When they got there, they realized Ford solved the round intake port problem. Rather than shrink the intake port size to fit around the engine's pushrods, the Blue Oval just ran the pushrods straight through the intake ports. Before George had to return the head, Pontiac engineers took pictures and measurements, and even made a mold of it. When they built their own version for the Ram Air V, it they internally named it the Tall Port head.

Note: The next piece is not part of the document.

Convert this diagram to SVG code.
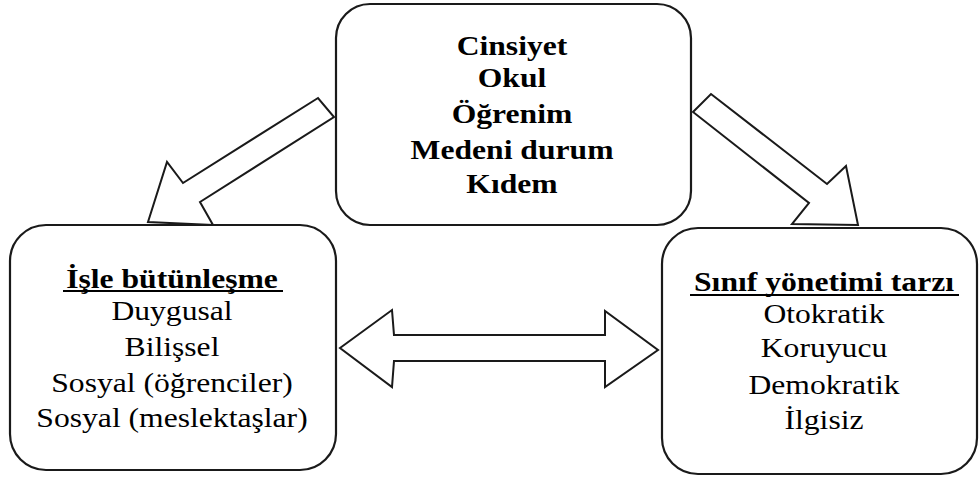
<svg xmlns="http://www.w3.org/2000/svg" width="979" height="478" viewBox="0 0 979 478">
<style>
.box{fill:#fff;stroke:#1a1a1a;stroke-width:2.2}
.arr{fill:#fff;stroke:#1a1a1a;stroke-width:2;stroke-linejoin:miter}
.ul{stroke:#000;stroke-width:2}
</style>
<rect width="979" height="478" fill="#fff"/>
<g id="connectors">
<polygon class="arr" points="318,98 183,183 167,162 148,222 213,225 200,202 334,117"/>
<polygon class="arr" points="693,112 711,94 827,184 846,166 858,225 792,224 809,203"/>
<polygon class="arr" points="340,348 392,310 394,335 605,335 605,311 658,350 605,387 605,361 394,361 392,387"/>
</g>
<g id="top">
<rect class="box" x="336" y="4" width="355" height="221" rx="34"/>
<g font-family="Liberation Serif" font-size="28" font-weight="bold" text-anchor="middle" transform="translate(512 0) scale(1.13 1)">
<text x="0" y="55">Cinsiyet</text>
<text x="0" y="87">Okul</text>
<text x="0" y="123">Öğrenim</text>
<text x="0" y="159">Medeni durum</text>
<text x="0" y="193">Kıdem</text>
</g>
</g>
<g id="left">
<rect class="box" x="10" y="225" width="326" height="245" rx="36"/>
<g font-family="Liberation Serif" font-size="28" text-anchor="middle" transform="translate(172 0) scale(1.13 1)">
<text x="0" y="288" font-weight="bold">İşle bütünleşme</text>
<text x="0" y="320">Duygusal</text>
<text x="0" y="356">Bilişsel</text>
<text x="0" y="392">Sosyal (öğrenciler)</text>
<text x="0" y="427">Sosyal (meslektaşlar)</text>
</g>
<line class="ul" x1="63" y1="291" x2="283" y2="291"/>
</g>
<g id="right">
<rect class="box" x="662" y="228" width="315" height="246" rx="36"/>
<g font-family="Liberation Serif" font-size="28" text-anchor="middle" transform="translate(824 0) scale(1.13 1)">
<text x="0" y="291" font-weight="bold">Sınıf yönetimi tarzı</text>
<text x="0" y="323">Otokratik</text>
<text x="0" y="357">Koruyucu</text>
<text x="0" y="394">Demokratik</text>
<text x="0" y="429">İlgisiz</text>
</g>
<line class="ul" x1="690" y1="295" x2="959" y2="295"/>
</g>
</svg>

The Tall Port system initially worked as intended. It let far more air into the cylinders than any Ram Air V8 before. However, karma has a way of punishing unoriginality, and a problem cropped up: There was simply too much air. At just 400 cubic inches, there wasn't enough capacity to handle all of the air, so some of it sat stagnant in the ports, robbing the Ram V of its low-end power. The problem was even worse with the smaller 303-cubic-inch engine. In fact, the Tall Port intake would only work well on massive displacement engines and at high rpms because smaller engines couldn't suck in air fast enough. But by the time Pontiac's engineers planned to make bigger engines to accommodate it, Pontiac killed the program, and the Ram V never made production.
The brand built a couple of hundred 303- and 400-cubic-inch Ram Air V engines, but all of them were developmental and never made it to road cars. The Ram Air V 400 was meant to be the brand's most formidable engine of the classic era, but despite all of the excitement, promise, and engineering spycraft, it was ultimately lost to history.